In Indonesia, there is sometimes a sense of delayed comfort and disconnection compared to my experiences in China. I often miss Taobao and Pinduoduo when using Tokopedia and Shopee. Though popular, they lack more advanced filters and search engines, superfast delivery with real-time courier tracking, Cainiao driverless delivery vehicles and drones, smart lockers for 24/7 simple and secure access, as well as consumer-friendly services, such as AI-driven dispute settlements, a seven-day unconditional return policy, instant refunds and cash returns for recycling packages.
"China speed" in itself is immensely impressive, but it would bring even greater meaning when it is also felt in China's engagement with the world.

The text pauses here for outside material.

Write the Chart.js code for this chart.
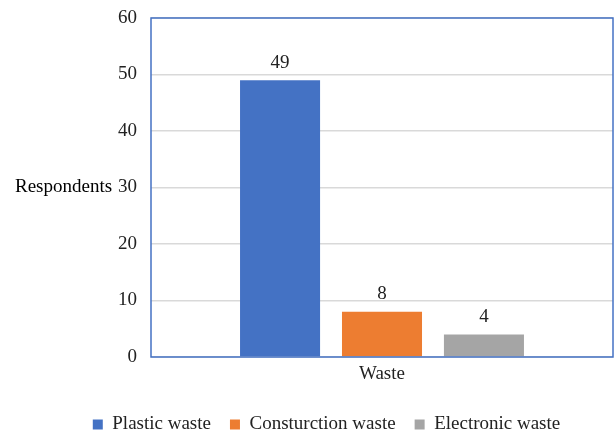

Of all the "China speed" stories, the fintech revolution is a strategic one that will reshape the region's digital and green tech landscape.
In 2025, a landmark MOU was signed between the central banks of Indonesia and China, aiming to integrate QRIS (Indonesia's national QR standard) with China's extensive network. QRIS, which has nearly 60 million users, over 40 million merchants and is accessible in major ASEAN cities, can soon join China's fintech linkages with six other ASEAN states - gradually creating an integrated digital payment ecosystem and empowering the 2-billion-strong China-ASEAN market.